| Directions for this task |
Write out the opening lines of the data word for word, up to and including the line with "return (H - MB - y) / PH", and leave every picture and every later line out.

========================================================================

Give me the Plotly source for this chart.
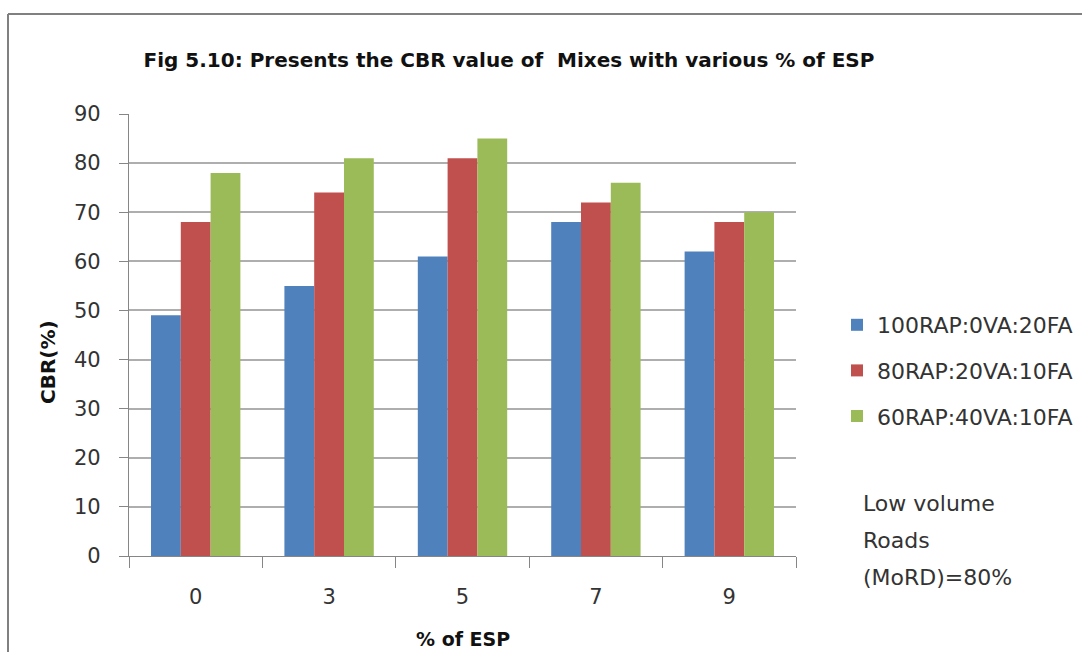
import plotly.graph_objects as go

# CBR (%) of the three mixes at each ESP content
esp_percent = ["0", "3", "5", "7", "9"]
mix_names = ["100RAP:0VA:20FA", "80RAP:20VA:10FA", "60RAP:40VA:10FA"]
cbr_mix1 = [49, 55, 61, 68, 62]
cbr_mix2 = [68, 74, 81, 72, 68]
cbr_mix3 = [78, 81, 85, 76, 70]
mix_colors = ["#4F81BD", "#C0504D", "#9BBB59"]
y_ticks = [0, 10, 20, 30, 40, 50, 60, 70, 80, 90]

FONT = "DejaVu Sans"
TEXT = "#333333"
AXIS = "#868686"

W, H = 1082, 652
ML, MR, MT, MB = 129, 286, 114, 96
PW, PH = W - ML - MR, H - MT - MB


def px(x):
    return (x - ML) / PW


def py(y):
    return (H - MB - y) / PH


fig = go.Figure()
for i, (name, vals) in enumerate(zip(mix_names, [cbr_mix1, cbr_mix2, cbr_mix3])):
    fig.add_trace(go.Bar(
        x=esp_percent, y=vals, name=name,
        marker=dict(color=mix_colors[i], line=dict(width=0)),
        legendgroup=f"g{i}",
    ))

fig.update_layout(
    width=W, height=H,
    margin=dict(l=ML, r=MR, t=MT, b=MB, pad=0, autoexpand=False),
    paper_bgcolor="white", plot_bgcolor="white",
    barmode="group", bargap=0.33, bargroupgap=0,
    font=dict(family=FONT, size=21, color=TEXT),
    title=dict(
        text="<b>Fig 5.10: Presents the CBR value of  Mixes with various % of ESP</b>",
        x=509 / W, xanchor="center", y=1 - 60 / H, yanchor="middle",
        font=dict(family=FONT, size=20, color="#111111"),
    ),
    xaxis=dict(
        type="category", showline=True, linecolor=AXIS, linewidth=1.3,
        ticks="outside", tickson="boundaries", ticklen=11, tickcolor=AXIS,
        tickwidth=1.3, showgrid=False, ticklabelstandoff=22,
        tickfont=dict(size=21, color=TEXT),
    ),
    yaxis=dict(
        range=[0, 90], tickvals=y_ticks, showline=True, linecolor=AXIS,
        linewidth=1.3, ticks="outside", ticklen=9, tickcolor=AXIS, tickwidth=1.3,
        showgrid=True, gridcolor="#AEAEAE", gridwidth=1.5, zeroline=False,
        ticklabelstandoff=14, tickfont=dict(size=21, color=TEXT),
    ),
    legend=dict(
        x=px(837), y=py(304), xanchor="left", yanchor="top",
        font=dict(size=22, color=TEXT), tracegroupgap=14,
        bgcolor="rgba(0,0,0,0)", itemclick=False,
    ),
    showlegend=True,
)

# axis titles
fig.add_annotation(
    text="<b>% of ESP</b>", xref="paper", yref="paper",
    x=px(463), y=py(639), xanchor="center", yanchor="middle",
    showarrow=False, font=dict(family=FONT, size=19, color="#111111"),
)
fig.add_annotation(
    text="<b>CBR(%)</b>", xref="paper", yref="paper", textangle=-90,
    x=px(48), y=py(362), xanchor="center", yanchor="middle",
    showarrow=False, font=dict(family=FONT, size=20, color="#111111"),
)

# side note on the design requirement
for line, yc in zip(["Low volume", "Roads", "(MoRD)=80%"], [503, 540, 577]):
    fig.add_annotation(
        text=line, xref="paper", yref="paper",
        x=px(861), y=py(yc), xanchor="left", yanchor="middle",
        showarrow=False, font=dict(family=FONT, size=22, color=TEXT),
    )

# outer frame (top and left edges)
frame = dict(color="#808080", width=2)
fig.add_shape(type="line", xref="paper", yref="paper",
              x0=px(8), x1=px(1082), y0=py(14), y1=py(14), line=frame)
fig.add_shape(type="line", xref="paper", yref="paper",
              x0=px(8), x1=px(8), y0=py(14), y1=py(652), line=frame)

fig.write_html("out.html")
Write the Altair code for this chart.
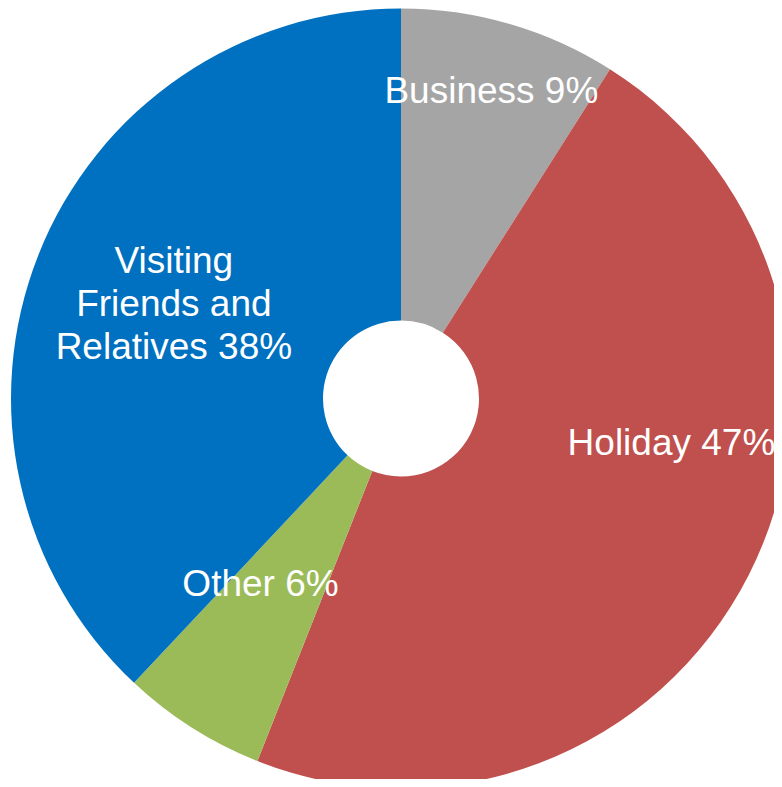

========================================================================

| Solution below |
Give me the Plotly source for this chart.
import plotly.graph_objects as go

# CBR (%) of the three mixes at each ESP content
esp_percent = ["0", "3", "5", "7", "9"]
mix_names = ["100RAP:0VA:20FA", "80RAP:20VA:10FA", "60RAP:40VA:10FA"]
cbr_mix1 = [49, 55, 61, 68, 62]
cbr_mix2 = [68, 74, 81, 72, 68]
cbr_mix3 = [78, 81, 85, 76, 70]
mix_colors = ["#4F81BD", "#C0504D", "#9BBB59"]
y_ticks = [0, 10, 20, 30, 40, 50, 60, 70, 80, 90]

FONT = "DejaVu Sans"
TEXT = "#333333"
AXIS = "#868686"

W, H = 1082, 652
ML, MR, MT, MB = 129, 286, 114, 96
PW, PH = W - ML - MR, H - MT - MB


def px(x):
    return (x - ML) / PW


def py(y):
    return (H - MB - y) / PH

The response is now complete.